I may have my best excuse ever for not blogging last night. I spent three hours at Urgent Care having a bug flushed out of my ear.
It was awesome. I was batting around ideas yesterday as I collected final papers (I usually write on Mondays, so was thinking of a few things that merited a reflection), and End Of School Year thoughts were forming, when I felt a buzzing in my ear.
I asked my husband to come and listen, to see if he could hear it too, or if, finally, I was going crazy. He couldn’t. Not helpful. But I felt it move, so I was convinced. I had taken a nap and gotten up to write, so it was conceivable to me that something visited while I napped. So, you know…on a scale of 1 to Death, how bad is a bug in your ear?
What followed was the Fairly Recent, Really, But Nonetheless Time-Honored Tradition of the Frantic Internet Search.
I lay down on my side, hoping my visitor would exit of his own accord, and Rob asked The Great and Powerful Google what to do if your wife has a bug in her ear.
Two things. Put a blade of grass in the ear, hoping the bug will grab on like a life preserver, and then drag it out. Failing that, drop olive oil in the ear until you drown the little sucker and it floats out on a wave of gold.
Sure. We did both. The grass was monumentally uncomfortable, for those interested. I don’t recommend.
Then my 15-year old daughter figured out there was something wrong with mom and came in to the bedroom as the hubby was peering purposefully in to my ear. She rushed to the bed and shouted, “Oh my god, mom!” as if there were half a dozen tentacles threading out of my ear.
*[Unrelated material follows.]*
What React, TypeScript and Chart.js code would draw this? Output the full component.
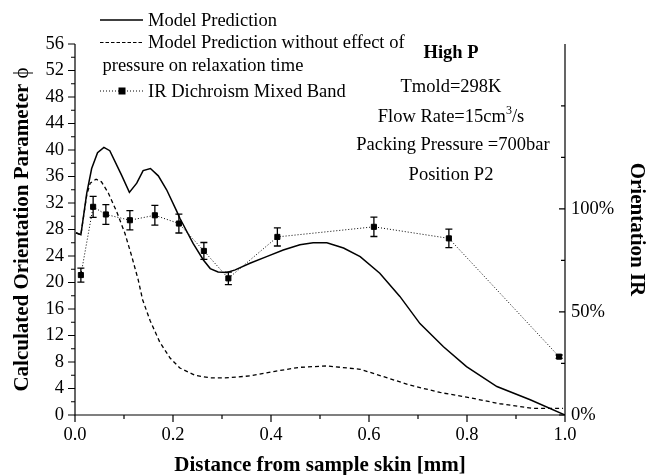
import { useEffect, useRef } from "react";
import { Chart, registerables } from "chart.js";

Chart.register(...registerables);

// Model prediction (with pressure effect on relaxation time)
const modelX = [0.002, 0.012, 0.024, 0.034, 0.046, 0.059, 0.071, 0.095, 0.111, 0.126, 0.139, 0.154, 0.17, 0.187, 0.208, 0.214, 0.241, 0.262, 0.276, 0.292, 0.31, 0.327, 0.357, 0.391, 0.425, 0.459, 0.486, 0.514, 0.548, 0.582, 0.622, 0.663, 0.704, 0.752, 0.799, 0.861, 0.929, 1.0];
const modelY = [27.5, 27.2, 33.5, 37.2, 39.6, 40.4, 39.9, 36.2, 33.6, 35.0, 36.9, 37.2, 36.1, 34.0, 30.7, 29.7, 25.9, 23.4, 22.1, 21.6, 21.5, 21.9, 22.9, 23.9, 24.9, 25.7, 26.0, 26.0, 25.2, 23.9, 21.4, 17.9, 13.8, 10.3, 7.3, 4.3, 2.3, 0.0];

// Model prediction without pressure effect on relaxation time
const noPressureX = [0.002, 0.012, 0.024, 0.031, 0.043, 0.054, 0.068, 0.085, 0.102, 0.116, 0.129, 0.138, 0.153, 0.173, 0.194, 0.214, 0.245, 0.276, 0.306, 0.357, 0.408, 0.459, 0.514, 0.582, 0.629, 0.684, 0.745, 0.799, 0.867, 0.935, 0.996];
const noPressureY = [27.5, 27.2, 33.2, 35.0, 35.6, 35.2, 33.5, 30.7, 27.4, 23.9, 20.4, 17.4, 14.3, 11.0, 8.6, 7.1, 6.0, 5.6, 5.6, 5.9, 6.6, 7.2, 7.4, 6.9, 5.8, 4.5, 3.4, 2.7, 1.7, 1.0, 1.0];

// IR dichroism, mixed band (right axis, %)
const irX = [0.012, 0.037, 0.063, 0.112, 0.163, 0.212, 0.263, 0.313, 0.413, 0.61, 0.763, 0.988];
const irPct = [67.9, 101.0, 97.3, 94.5, 96.9, 92.9, 79.6, 66.3, 86.4, 91.3, 85.7, 28.3];
const irErr = [3.4, 5.1, 4.8, 4.7, 4.8, 4.6, 4.1, 3.0, 4.4, 4.7, 4.5, 0.8];

const leftLabelStep = 4;
const rightLabels = [0, 50, 100];

const SERIF = "'Liberation Serif', 'Times New Roman', serif";

const axesPlugin = {
  id: "framedAxes",
  afterDatasetsDraw(chart: any) {
    const ctx = chart.ctx as CanvasRenderingContext2D;
    const y1 = chart.scales.y1;
    const x = chart.scales.x;
    // error bars for the IR series
    ctx.save();
    ctx.strokeStyle = "#000";
    ctx.lineWidth = 1.3;
    ctx.setLineDash([]);
    irX.forEach((xv, i) => {
      const px = x.getPixelForValue(xv);
      const top = y1.getPixelForValue(irPct[i] + irErr[i]);
      const bot = y1.getPixelForValue(irPct[i] - irErr[i]);
      ctx.beginPath();
      ctx.moveTo(px, top);
      ctx.lineTo(px, bot);
      ctx.moveTo(px - 3.5, top);
      ctx.lineTo(px + 3.5, top);
      ctx.moveTo(px - 3.5, bot);
      ctx.lineTo(px + 3.5, bot);
      ctx.stroke();
    });
    ctx.restore();
  },
  afterDraw(chart: any) {
    const ctx = chart.ctx as CanvasRenderingContext2D;
    const { left, right, top, bottom } = chart.chartArea;
    const x = chart.scales.x;
    const y = chart.scales.y;
    const y1 = chart.scales.y1;
    ctx.save();
    ctx.strokeStyle = "#000";
    ctx.fillStyle = "#000";
    ctx.lineWidth = 1.2;
    ctx.setLineDash([]);

    // axis lines
    ctx.beginPath();
    ctx.moveTo(left, top);
    ctx.lineTo(left, bottom);
    ctx.lineTo(right, bottom);
    ctx.moveTo(right, top);
    ctx.lineTo(right, bottom);
    ctx.stroke();

    // tick marks
    ctx.beginPath();
    y.ticks.forEach((t: any) => {
      const py = y.getPixelForValue(t.value);
      const len = Math.round(t.value) % leftLabelStep === 0 ? 7 : 4;
      ctx.moveTo(left - len, py);
      ctx.lineTo(left, py);
    });
    x.ticks.forEach((t: any) => {
      const px = x.getPixelForValue(t.value);
      const len = Math.round(t.value * 10) % 2 === 0 ? 7 : 4;
      ctx.moveTo(px, bottom);
      ctx.lineTo(px, bottom + len);
    });
    y1.ticks.forEach((t: any) => {
      if (Math.round(t.value) % 25 !== 0) return;
      const py = y1.getPixelForValue(t.value);
      const len = rightLabels.includes(Math.round(t.value)) ? 6 : 4;
      ctx.moveTo(right - len, py);
      ctx.lineTo(right, py);
    });
    ctx.stroke();

    // axis titles
    ctx.font = `bold 21px ${SERIF}`;
    ctx.textBaseline = "alphabetic";
    ctx.textAlign = "center";
    ctx.fillText("Distance from sample skin [mm]", (left + right) / 2, 471);

    const mainTitle = "Calculated Orientation Parameter ";
    const wMain = ctx.measureText(mainTitle).width;
    ctx.font = `21px ${SERIF}`;
    const wPhi = ctx.measureText("ϕ").width;
    ctx.save();
    ctx.translate(28, (top + bottom) / 2);
    ctx.rotate(-Math.PI / 2);
    ctx.textAlign = "left";
    const start = -(wMain + wPhi) / 2;
    ctx.font = `bold 21px ${SERIF}`;
    ctx.fillText(mainTitle, start, 0);
    ctx.font = `21px ${SERIF}`;
    ctx.fillText("ϕ", start + wMain, 0);
    ctx.restore();

    ctx.save();
    ctx.translate(631, (top + bottom) / 2);
    ctx.rotate(Math.PI / 2);
    ctx.textAlign = "center";
    ctx.font = `bold 21px ${SERIF}`;
    ctx.fillText("Orientation IR", 0, 0);
    ctx.restore();

    // legend
    ctx.lineWidth = 1.4;
    ctx.beginPath();
    ctx.moveTo(100, 20);
    ctx.lineTo(143, 20);
    ctx.stroke();
    ctx.setLineDash([3.5, 2]);
    ctx.lineWidth = 1.2;
    ctx.beginPath();
    ctx.moveTo(100, 42.5);
    ctx.lineTo(143, 42.5);
    ctx.stroke();
    ctx.setLineDash([1, 2]);
    ctx.lineWidth = 1;
    ctx.beginPath();
    ctx.moveTo(100, 91);
    ctx.lineTo(143, 91);
    ctx.stroke();
    ctx.setLineDash([]);
    ctx.fillRect(118.5, 87.5, 7, 7);

    ctx.font = `18.5px ${SERIF}`;
    ctx.textAlign = "left";
    ctx.fillText("Model Prediction", 148, 26);
    ctx.fillText("Model Prediction without effect of", 148, 48);
    ctx.fillText("pressure on relaxation time", 102.5, 71);
    ctx.fillText("IR Dichroism Mixed Band", 148, 97);

    // conditions block
    const cx = 451;
    ctx.textAlign = "center";
    ctx.font = `bold 18.5px ${SERIF}`;
    ctx.fillText("High P", cx, 58);
    ctx.font = `18.5px ${SERIF}`;
    ctx.fillText("Tmold=298K", cx, 92);
    // Flow rate line with superscript
    const partA = "Flow Rate=15cm";
    const partB = "3";
    const partC = "/s";
    const wA = ctx.measureText(partA).width;
    const wC = ctx.measureText(partC).width;
    ctx.font = `12px ${SERIF}`;
    const wB = ctx.measureText(partB).width;
    const sx = cx - (wA + wB + wC) / 2;
    ctx.textAlign = "left";
    ctx.font = `18.5px ${SERIF}`;
    ctx.fillText(partA, sx, 122);
    ctx.font = `12px ${SERIF}`;
    ctx.fillText(partB, sx + wA, 114);
    ctx.font = `18.5px ${SERIF}`;
    ctx.fillText(partC, sx + wA + wB, 122);
    ctx.textAlign = "center";
    ctx.fillText("Packing Pressure =700bar", cx + 2, 150);
    ctx.fillText("Position P2", cx, 180);

    ctx.restore();
  },
};

export default function App() {
  const canvasRef = useRef<HTMLCanvasElement | null>(null);

  useEffect(() => {
    document.body.style.margin = "0";
    const canvas = canvasRef.current;
    if (!canvas) return;
    const chart = new Chart(canvas, {
      type: "line",
      data: {
        datasets: [
          {
            label: "Model Prediction",
            data: modelX.map((v, i) => ({ x: v, y: modelY[i] })),
            borderColor: "#000",
            borderWidth: 1.5,
            pointRadius: 0,
            tension: 0,
            yAxisID: "y",
          },
          {
            label: "Model Prediction without effect of pressure on relaxation time",
            data: noPressureX.map((v, i) => ({ x: v, y: noPressureY[i] })),
            borderColor: "#000",
            borderWidth: 1.3,
            borderDash: [4, 3],
            pointRadius: 0,
            tension: 0,
            yAxisID: "y",
          },
          {
            label: "IR Dichroism Mixed Band",
            data: irX.map((v, i) => ({ x: v, y: irPct[i] })),
            borderColor: "#000",
            borderWidth: 1,
            borderDash: [1, 2],
            pointStyle: "rect",
            pointRadius: 3.6,
            pointBackgroundColor: "#000",
            pointBorderColor: "#000",
            tension: 0,
            yAxisID: "y1",
          },
        ],
      },
      options: {
        animation: false,
        responsive: false,
        devicePixelRatio: 1,
        layout: { padding: { top: 44, left: 0, right: 0, bottom: 0 } },
        plugins: {
          legend: { display: false },
          title: { display: false },
          tooltip: { enabled: false },
        },
        scales: {
          x: {
            type: "linear",
            min: 0,
            max: 1,
            grid: { display: false, drawTicks: false },
            border: { display: false },
            ticks: {
              stepSize: 0.1,
              autoSkip: false,
              maxRotation: 0,
              padding: 9,
              color: "#000",
              font: { family: SERIF, size: 18.5 },
              callback: (v: any) =>
                Math.round(Number(v) * 10) % 2 === 0 ? Number(v).toFixed(1) : "",
            },
            afterFit: (s: any) => {
              s.height = 60;
            },
          },
          y: {
            type: "linear",
            position: "left",
            min: 0,
            max: 56,
            grid: { display: false, drawTicks: false },
            border: { display: false },
            ticks: {
              stepSize: 2,
              autoSkip: false,
              padding: 11,
              color: "#000",
              font: { family: SERIF, size: 18.5 },
              callback: (v: any) =>
                Math.round(Number(v)) % leftLabelStep === 0 ? String(v) : "",
            },
            afterFit: (s: any) => {
              s.width = 75;
            },
          },
          y1: {
            type: "linear",
            position: "right",
            min: 0,
            max: 180,
            grid: { display: false, drawTicks: false },
            border: { display: false },
            ticks: {
              stepSize: 25,
              autoSkip: false,
              padding: 6,
              color: "#000",
              font: { family: SERIF, size: 18.5 },
              callback: (v: any) =>
                rightLabels.includes(Math.round(Number(v))) ? `${v}%` : "",
            },
            afterFit: (s: any) => {
              s.width = 82;
            },
          },
        },
      },
      plugins: [axesPlugin],
    });
    return () => chart.destroy();
  }, []);

  return (
    <div style={{ position: "absolute", left: 0, top: 0, width: 647, height: 475, background: "#fff" }}>
      <canvas ref={canvasRef} width={647} height={475} style={{ width: 647, height: 475, display: "block" }} />
    </div>
  );
}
We need to work on her Crisis Voice.
Sure enough, Rob saw “something.” So we called Kaiser.
I was told to go to Urgent Care, not wait until tomorrow, which is always heartening. On the other hand trying to sleep, knowing you have a squatter in your ear canal probably wouldn’t be easy either.
The nurse saw “something” as well. The doctor did not. He just asked how I could be so calm and pleasant with a bug in my ear. Sweetie, this is nothing, I didn’t say, but thought. But it wasn’t. It was uncomfortable, disconcerting, deeply annoying, but not painful or bloody. Dude. I’ve had worse.
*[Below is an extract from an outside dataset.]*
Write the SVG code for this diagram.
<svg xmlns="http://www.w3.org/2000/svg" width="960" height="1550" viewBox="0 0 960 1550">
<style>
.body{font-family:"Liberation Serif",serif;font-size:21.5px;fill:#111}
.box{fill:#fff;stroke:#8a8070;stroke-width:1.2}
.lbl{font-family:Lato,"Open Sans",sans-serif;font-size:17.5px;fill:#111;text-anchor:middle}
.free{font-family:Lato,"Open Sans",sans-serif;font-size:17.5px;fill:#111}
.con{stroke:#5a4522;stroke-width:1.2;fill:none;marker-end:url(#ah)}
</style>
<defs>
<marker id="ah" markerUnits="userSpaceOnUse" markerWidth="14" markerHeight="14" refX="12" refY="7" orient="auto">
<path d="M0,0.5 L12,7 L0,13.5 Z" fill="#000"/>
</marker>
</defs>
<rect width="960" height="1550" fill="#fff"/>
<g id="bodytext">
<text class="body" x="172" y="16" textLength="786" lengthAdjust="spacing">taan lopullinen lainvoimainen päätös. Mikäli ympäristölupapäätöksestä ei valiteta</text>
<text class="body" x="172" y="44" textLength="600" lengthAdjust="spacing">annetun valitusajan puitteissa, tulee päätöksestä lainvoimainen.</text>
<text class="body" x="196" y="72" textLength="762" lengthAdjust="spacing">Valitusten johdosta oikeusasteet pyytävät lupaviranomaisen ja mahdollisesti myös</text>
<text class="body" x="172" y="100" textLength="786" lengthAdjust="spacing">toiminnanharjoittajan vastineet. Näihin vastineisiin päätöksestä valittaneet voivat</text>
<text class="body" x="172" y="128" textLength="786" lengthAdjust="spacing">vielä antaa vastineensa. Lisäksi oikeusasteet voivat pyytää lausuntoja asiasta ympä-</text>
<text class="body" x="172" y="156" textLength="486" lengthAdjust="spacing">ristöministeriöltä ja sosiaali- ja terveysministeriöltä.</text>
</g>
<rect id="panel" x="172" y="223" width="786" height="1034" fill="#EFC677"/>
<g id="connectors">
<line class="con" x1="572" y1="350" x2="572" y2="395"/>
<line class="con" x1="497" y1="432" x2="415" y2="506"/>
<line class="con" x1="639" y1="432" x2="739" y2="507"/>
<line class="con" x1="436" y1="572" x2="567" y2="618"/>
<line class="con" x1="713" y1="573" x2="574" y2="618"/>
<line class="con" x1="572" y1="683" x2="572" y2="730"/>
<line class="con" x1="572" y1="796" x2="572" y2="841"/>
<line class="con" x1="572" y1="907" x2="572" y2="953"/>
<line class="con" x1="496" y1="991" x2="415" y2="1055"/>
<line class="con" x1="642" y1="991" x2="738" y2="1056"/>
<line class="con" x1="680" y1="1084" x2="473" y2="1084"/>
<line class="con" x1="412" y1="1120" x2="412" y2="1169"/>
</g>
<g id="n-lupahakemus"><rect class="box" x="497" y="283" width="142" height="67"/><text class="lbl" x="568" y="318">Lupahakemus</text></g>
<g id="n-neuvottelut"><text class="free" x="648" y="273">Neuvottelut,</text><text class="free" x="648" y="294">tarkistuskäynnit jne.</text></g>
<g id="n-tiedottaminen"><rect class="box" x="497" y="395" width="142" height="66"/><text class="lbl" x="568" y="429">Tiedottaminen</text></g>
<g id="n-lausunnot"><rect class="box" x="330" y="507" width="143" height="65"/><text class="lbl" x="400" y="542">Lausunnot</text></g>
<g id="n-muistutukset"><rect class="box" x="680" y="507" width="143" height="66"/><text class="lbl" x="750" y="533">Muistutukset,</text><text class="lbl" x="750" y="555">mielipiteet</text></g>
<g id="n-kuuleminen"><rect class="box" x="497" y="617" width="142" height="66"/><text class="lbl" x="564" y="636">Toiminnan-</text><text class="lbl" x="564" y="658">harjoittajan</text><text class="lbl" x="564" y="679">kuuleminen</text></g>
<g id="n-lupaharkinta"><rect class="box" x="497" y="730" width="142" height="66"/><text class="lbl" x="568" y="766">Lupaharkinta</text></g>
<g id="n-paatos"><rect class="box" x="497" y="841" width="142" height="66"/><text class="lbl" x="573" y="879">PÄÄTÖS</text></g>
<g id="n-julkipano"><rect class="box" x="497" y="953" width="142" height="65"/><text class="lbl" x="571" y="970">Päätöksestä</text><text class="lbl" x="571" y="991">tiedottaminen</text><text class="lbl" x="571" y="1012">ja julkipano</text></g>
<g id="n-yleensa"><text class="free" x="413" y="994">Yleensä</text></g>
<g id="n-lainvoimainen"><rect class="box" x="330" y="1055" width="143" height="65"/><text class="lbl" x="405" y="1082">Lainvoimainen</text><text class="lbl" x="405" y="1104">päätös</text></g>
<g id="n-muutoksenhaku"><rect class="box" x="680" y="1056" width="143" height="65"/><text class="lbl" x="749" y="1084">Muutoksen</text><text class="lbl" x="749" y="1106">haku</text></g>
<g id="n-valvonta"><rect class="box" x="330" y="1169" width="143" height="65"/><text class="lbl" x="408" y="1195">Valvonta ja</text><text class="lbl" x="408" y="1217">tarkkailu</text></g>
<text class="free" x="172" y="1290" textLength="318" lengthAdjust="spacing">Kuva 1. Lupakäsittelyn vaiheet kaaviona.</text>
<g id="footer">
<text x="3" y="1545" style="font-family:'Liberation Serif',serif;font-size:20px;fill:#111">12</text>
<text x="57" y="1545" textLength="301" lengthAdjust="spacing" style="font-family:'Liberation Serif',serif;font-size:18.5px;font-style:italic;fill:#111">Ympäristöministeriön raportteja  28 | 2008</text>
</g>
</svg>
The good side of him not seeing anything was that there wasn’t, you know, a cockroach or a wombat in there. The bad side was that he relinquished duty to the nurse, who was awesome, and who flushed the living daylights out of my ear with four power blasts like a Super Soaker Battle Royale.
These assaults produced a little soft ear wax with what may have been bug parts and an ear canal so raw and inflamed, I now have to put antibiotic/anti-inflammatory drops in there four times a day for a week.
But there’s no more buzzing.
In retrospect, it wasn’t bad. My sweet husband administered the grass blade and olive oil with jokes and gentleness. He grabbed his chemistry tests and graded them in the waiting room with as much grace as if that were what he’d planned on doing with his evening. And he quoted fabricated statistics on the way to make me feel better–“No, seriously, it’s way more common than people think–something like 1 in 6 people. Thanks for taking one for the team.” He’s amazing.
The friend I texted to gripe about it was just as cheerful and supportive. “Damn nature!” she said, when I told her we were on our way home.
Hey, it gave me something to blog about.